6. Comparative Assessment and System Integration
GAP9-based modules (e.g., GAP9Shield) advance state-of-the-art edge-AI by combining high throughput, I/O density, and miniaturization. Noteworthy comparisons (per (Müller et al., 27 Jun 2024)):
| Metric | AI-Deck + Ranger Deck | GAP9Shield | Improvement |
|---|---|---|---|
| Weight | 7 g | 6 g | –15 % |
| Volume | 6480 mm³ | 4050 mm³ | –37 % |
| RGB QVGA Frame Rate | 5.8 FPS | 7 FPS | +20 % |
| Max Inference Power | ~150 mW | 93 mW | –38 % |
| Multi-dir.

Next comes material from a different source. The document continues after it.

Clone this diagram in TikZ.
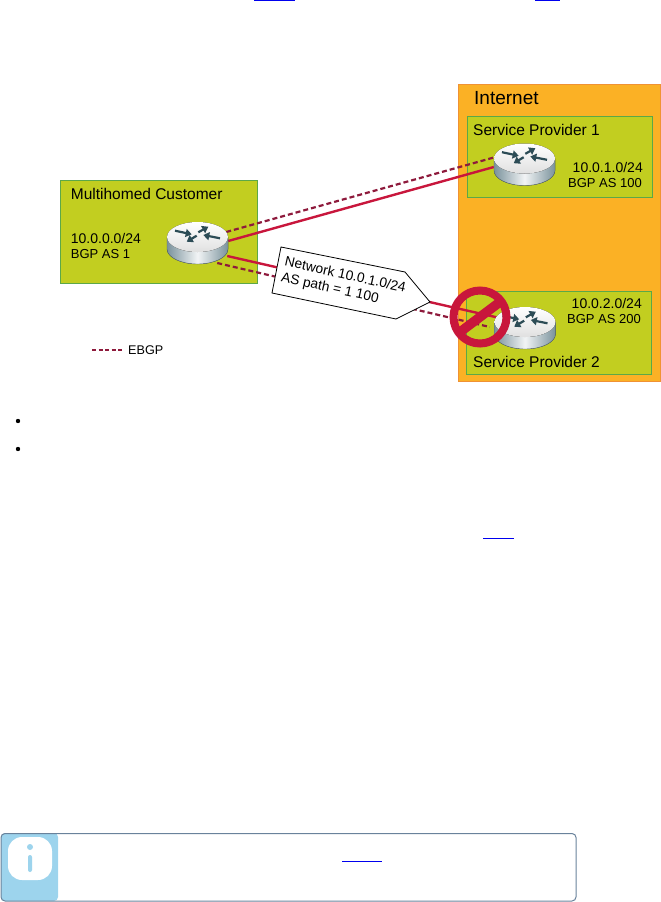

Ranging | 60 Hz single sensor | 40 Hz ×5 | Higher throughput |
These system-level advantages are attributable to the co-design of compute, acceleration, and interface circuitry, enabling real-time object detection, localization, and closed-loop control at power/performance points previously unattainable for palm-sized platforms.
7. Implications and Research Significance
Deployments leveraging GAP9 have demonstrated state-of-the-art results in edge-AI for nano-drones—enabling dense sensor fusion, multi-modal SLAM, and sub-20 ms vision inference within strict thermal and mass budgets (Müller et al., 27 Jun 2024). In wearable biomedicine, the same SoC enables near-sensor ML for BCI and biosignal interpretation, achieving >2× bandwidth reduction for wireless data and sub-3 μJ/sample energy profiles (Frey et al., 2023). These capabilities position GAP9 as a competitive platform for next-generation ultra-low-power robotics, human-computer interfaces, and cognitive edge analytics, where throughput, programmability, and power efficiency are all critical design determinants.